Keeping Parliament in the dark

Des Browne 4x3.jpgLord Des Browne of Ladyton is a former Defence Secretary and a backbench Labour peer in the House of Lords

As Prime Minister, David Cameron has attended two NATO Summits: one in Lisbon in November 2010, the other in Chicago a fortnight ago.

After Lisbon, in his statement to Parliament, Mr Cameron said “the test for NATO now is whether it can meet the challenges of the present and the future.  And that means real change. Not just signing communiqués about change, but showing real political will to bring those changes about”. Then he promised that NATO would “shift its focus and resources still further from the old Cold Wars of the past to the new unconventional threats of the future”.

As part of the necessary ‘real change’, NATO had spent the year before Lisbon re-writing its main doctrine, the Strategic Concept, but didn’t finish the job in time. It did manage to agree that 'as long as nuclear weapons exist, NATO will remain a nuclear alliance'. The apparent clarity of this statement masked an inability of member states to agree on key issues about NATO’s nuclear deterrents. 

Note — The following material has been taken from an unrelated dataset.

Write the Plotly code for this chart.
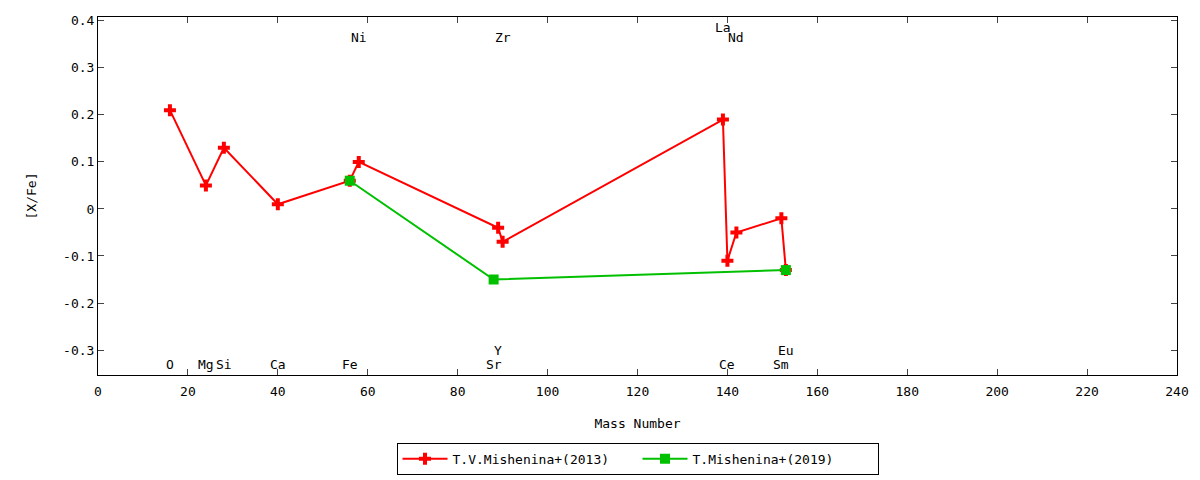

At the same time, NATO agreed to 'develop the capability to defend our populations and territories against ballistic missile attack as a core element of our collective defence'. However, this too hid significant differences about the role of ballistic missile defence in NATO’s future mix of capabilities.

The Lisbon Summit solved this continuing disagreement by a procedural device and tasked the NATO Council 'to continue to review NATO’s overall posture in deterring and defending against the full range of threats to the Alliance'.  This process, the Defence and Deterrence Posture Review (DDPR) set out to consider the appropriate mix of nuclear, conventional and missile defence forces for NATO and reported to the Chicago Summit.

Big stuff, pretty fundamental to whether NATO could 'meet the challenge of the present and the future', and very challenging, not to say very difficult, in an age of reducing defence budgets, you might think.

Why then, did the Prime Minister not report on this decision and explain the continuing process on his return from Lisbon?  Since then, there have been the usual rounds of NATO Defence and Foreign Ministerial meetings and the NATO Council has been carrying out the Review.  Why then, not a word to Parliament?

I asked the House of Lords Library to research and find any parliamentary material or references relating to the DDPR. They reported back that the only relevant material they could find were the questions I tabled, and which were answered last week. 

At Chicago, NATO concluded the DDPR with a statement of less than 3,000 words.  No experienced NATO watcher will be surprised that, despite the language of change, the universal support that its leaders have given the Obama Prague Agenda and its commitment to a world free of nuclear weapons, the final document substantially preserves the status quo.

Perhaps it is no surprise that, in his post-Chicago statement to parliament, Mr Cameron neglected to mention the DDPR again. The issues covered by this Review and the decisions made will shape NATO’s posture for a decade or more.  This should not happen without appropriate parliamentary scrutiny and accountability. Such decisions have major implications for Euro-Atlantic security and, importantly, create the environment which will determine our relationship with Russia.  If we do not get this right, we risk sleepwalking back into the Cold War. 

For all of these reasons, I am pleased that, at the second time of asking, I secured a short debate.  For the sustainable security of the Euro-Atlantic area, let us hope that it is the first of many that Parliament will have on the subject.